WHAT TO WORK ON - Give the data a second time, exactly and in full.

DATASET EXTRACT -
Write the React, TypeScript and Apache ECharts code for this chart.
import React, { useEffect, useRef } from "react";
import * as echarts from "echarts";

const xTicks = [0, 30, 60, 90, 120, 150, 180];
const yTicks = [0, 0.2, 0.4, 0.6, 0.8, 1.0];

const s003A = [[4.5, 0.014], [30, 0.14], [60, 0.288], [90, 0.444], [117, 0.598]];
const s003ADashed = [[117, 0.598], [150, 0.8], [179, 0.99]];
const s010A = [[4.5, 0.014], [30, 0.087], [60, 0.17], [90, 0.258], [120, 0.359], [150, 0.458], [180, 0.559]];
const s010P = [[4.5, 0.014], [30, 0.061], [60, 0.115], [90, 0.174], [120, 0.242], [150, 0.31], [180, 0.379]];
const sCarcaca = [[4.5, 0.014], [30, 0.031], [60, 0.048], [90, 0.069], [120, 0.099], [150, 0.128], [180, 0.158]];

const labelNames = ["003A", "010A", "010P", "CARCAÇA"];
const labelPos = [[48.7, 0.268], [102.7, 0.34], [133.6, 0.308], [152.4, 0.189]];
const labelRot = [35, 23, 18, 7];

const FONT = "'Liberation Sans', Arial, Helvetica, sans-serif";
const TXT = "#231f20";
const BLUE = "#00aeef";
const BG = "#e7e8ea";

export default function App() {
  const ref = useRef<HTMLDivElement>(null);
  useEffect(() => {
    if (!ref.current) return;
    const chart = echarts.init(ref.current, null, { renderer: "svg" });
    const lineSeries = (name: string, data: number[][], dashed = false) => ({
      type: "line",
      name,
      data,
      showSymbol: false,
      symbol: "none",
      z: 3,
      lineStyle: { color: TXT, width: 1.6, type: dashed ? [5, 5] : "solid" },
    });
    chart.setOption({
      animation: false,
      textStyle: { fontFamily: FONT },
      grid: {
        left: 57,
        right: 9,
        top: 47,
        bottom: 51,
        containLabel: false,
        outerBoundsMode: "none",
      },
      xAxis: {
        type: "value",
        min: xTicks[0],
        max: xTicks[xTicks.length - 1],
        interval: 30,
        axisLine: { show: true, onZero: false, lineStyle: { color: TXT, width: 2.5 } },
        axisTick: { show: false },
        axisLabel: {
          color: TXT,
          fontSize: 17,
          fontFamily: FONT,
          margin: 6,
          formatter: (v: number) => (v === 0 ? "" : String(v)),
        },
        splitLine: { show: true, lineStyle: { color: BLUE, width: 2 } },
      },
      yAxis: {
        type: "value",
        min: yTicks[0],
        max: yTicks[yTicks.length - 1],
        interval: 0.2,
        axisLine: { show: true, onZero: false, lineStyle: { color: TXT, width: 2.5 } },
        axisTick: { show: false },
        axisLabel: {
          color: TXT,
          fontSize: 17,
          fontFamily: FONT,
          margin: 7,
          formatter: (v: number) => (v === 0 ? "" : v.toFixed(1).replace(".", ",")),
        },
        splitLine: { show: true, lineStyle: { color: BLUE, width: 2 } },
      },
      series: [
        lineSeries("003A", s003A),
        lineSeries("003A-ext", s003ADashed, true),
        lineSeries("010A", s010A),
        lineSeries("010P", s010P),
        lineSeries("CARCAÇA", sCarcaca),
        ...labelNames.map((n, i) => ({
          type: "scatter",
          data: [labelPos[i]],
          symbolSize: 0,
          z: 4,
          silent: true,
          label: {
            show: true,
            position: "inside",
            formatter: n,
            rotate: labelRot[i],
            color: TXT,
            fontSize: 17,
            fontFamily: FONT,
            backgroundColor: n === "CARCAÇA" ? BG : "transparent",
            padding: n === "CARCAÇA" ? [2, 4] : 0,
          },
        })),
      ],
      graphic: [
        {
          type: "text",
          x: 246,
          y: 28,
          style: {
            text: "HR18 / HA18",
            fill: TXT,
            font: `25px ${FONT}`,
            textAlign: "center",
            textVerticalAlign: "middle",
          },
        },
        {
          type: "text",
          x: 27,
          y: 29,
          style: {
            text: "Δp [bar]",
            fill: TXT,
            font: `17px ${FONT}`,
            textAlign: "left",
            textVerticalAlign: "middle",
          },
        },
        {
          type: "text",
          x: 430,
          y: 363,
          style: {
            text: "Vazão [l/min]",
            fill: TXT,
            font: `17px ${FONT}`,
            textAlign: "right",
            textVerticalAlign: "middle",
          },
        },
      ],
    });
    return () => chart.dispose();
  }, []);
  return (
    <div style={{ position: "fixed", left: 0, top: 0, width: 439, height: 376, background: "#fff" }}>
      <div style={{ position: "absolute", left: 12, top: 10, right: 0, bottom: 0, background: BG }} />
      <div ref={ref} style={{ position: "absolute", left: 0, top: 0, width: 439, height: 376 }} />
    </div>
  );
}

EXERCISE SOLUTION -
Write the React, TypeScript and Apache ECharts code for this chart.
import React, { useEffect, useRef } from "react";
import * as echarts from "echarts";

const xTicks = [0, 30, 60, 90, 120, 150, 180];
const yTicks = [0, 0.2, 0.4, 0.6, 0.8, 1.0];

const s003A = [[4.5, 0.014], [30, 0.14], [60, 0.288], [90, 0.444], [117, 0.598]];
const s003ADashed = [[117, 0.598], [150, 0.8], [179, 0.99]];
const s010A = [[4.5, 0.014], [30, 0.087], [60, 0.17], [90, 0.258], [120, 0.359], [150, 0.458], [180, 0.559]];
const s010P = [[4.5, 0.014], [30, 0.061], [60, 0.115], [90, 0.174], [120, 0.242], [150, 0.31], [180, 0.379]];
const sCarcaca = [[4.5, 0.014], [30, 0.031], [60, 0.048], [90, 0.069], [120, 0.099], [150, 0.128], [180, 0.158]];

const labelNames = ["003A", "010A", "010P", "CARCAÇA"];
const labelPos = [[48.7, 0.268], [102.7, 0.34], [133.6, 0.308], [152.4, 0.189]];
const labelRot = [35, 23, 18, 7];

const FONT = "'Liberation Sans', Arial, Helvetica, sans-serif";
const TXT = "#231f20";
const BLUE = "#00aeef";
const BG = "#e7e8ea";

export default function App() {
  const ref = useRef<HTMLDivElement>(null);
  useEffect(() => {
    if (!ref.current) return;
    const chart = echarts.init(ref.current, null, { renderer: "svg" });
    const lineSeries = (name: string, data: number[][], dashed = false) => ({
      type: "line",
      name,
      data,
      showSymbol: false,
      symbol: "none",
      z: 3,
      lineStyle: { color: TXT, width: 1.6, type: dashed ? [5, 5] : "solid" },
    });
    chart.setOption({
      animation: false,
      textStyle: { fontFamily: FONT },
      grid: {
        left: 57,
        right: 9,
        top: 47,
        bottom: 51,
        containLabel: false,
        outerBoundsMode: "none",
      },
      xAxis: {
        type: "value",
        min: xTicks[0],
        max: xTicks[xTicks.length - 1],
        interval: 30,
        axisLine: { show: true, onZero: false, lineStyle: { color: TXT, width: 2.5 } },
        axisTick: { show: false },
        axisLabel: {
          color: TXT,
          fontSize: 17,
          fontFamily: FONT,
          margin: 6,
          formatter: (v: number) => (v === 0 ? "" : String(v)),
        },
        splitLine: { show: true, lineStyle: { color: BLUE, width: 2 } },
      },
      yAxis: {
        type: "value",
        min: yTicks[0],
        max: yTicks[yTicks.length - 1],
        interval: 0.2,
        axisLine: { show: true, onZero: false, lineStyle: { color: TXT, width: 2.5 } },
        axisTick: { show: false },
        axisLabel: {
          color: TXT,
          fontSize: 17,
          fontFamily: FONT,
          margin: 7,
          formatter: (v: number) => (v === 0 ? "" : v.toFixed(1).replace(".", ",")),
        },
        splitLine: { show: true, lineStyle: { color: BLUE, width: 2 } },
      },
      series: [
        lineSeries("003A", s003A),
        lineSeries("003A-ext", s003ADashed, true),
        lineSeries("010A", s010A),
        lineSeries("010P", s010P),
        lineSeries("CARCAÇA", sCarcaca),
        ...labelNames.map((n, i) => ({
          type: "scatter",
          data: [labelPos[i]],
          symbolSize: 0,
          z: 4,
          silent: true,
          label: {
            show: true,
            position: "inside",
            formatter: n,
            rotate: labelRot[i],
            color: TXT,
            fontSize: 17,
            fontFamily: FONT,
            backgroundColor: n === "CARCAÇA" ? BG : "transparent",
            padding: n === "CARCAÇA" ? [2, 4] : 0,
          },
        })),
      ],
      graphic: [
        {
          type: "text",
          x: 246,
          y: 28,
          style: {
            text: "HR18 / HA18",
            fill: TXT,
            font: `25px ${FONT}`,
            textAlign: "center",
            textVerticalAlign: "middle",
          },
        },
        {
          type: "text",
          x: 27,
          y: 29,
          style: {
            text: "Δp [bar]",
            fill: TXT,
            font: `17px ${FONT}`,
            textAlign: "left",
            textVerticalAlign: "middle",
          },
        },
        {
          type: "text",
          x: 430,
          y: 363,
          style: {
            text: "Vazão [l/min]",
            fill: TXT,
            font: `17px ${FONT}`,
            textAlign: "right",
            textVerticalAlign: "middle",
          },
        },
      ],
    });
    return () => chart.dispose();
  }, []);
  return (
    <div style={{ position: "fixed", left: 0, top: 0, width: 439, height: 376, background: "#fff" }}>
      <div style={{ position: "absolute", left: 12, top: 10, right: 0, bottom: 0, background: BG }} />
      <div ref={ref} style={{ position: "absolute", left: 0, top: 0, width: 439, height: 376 }} />
    </div>
  );
}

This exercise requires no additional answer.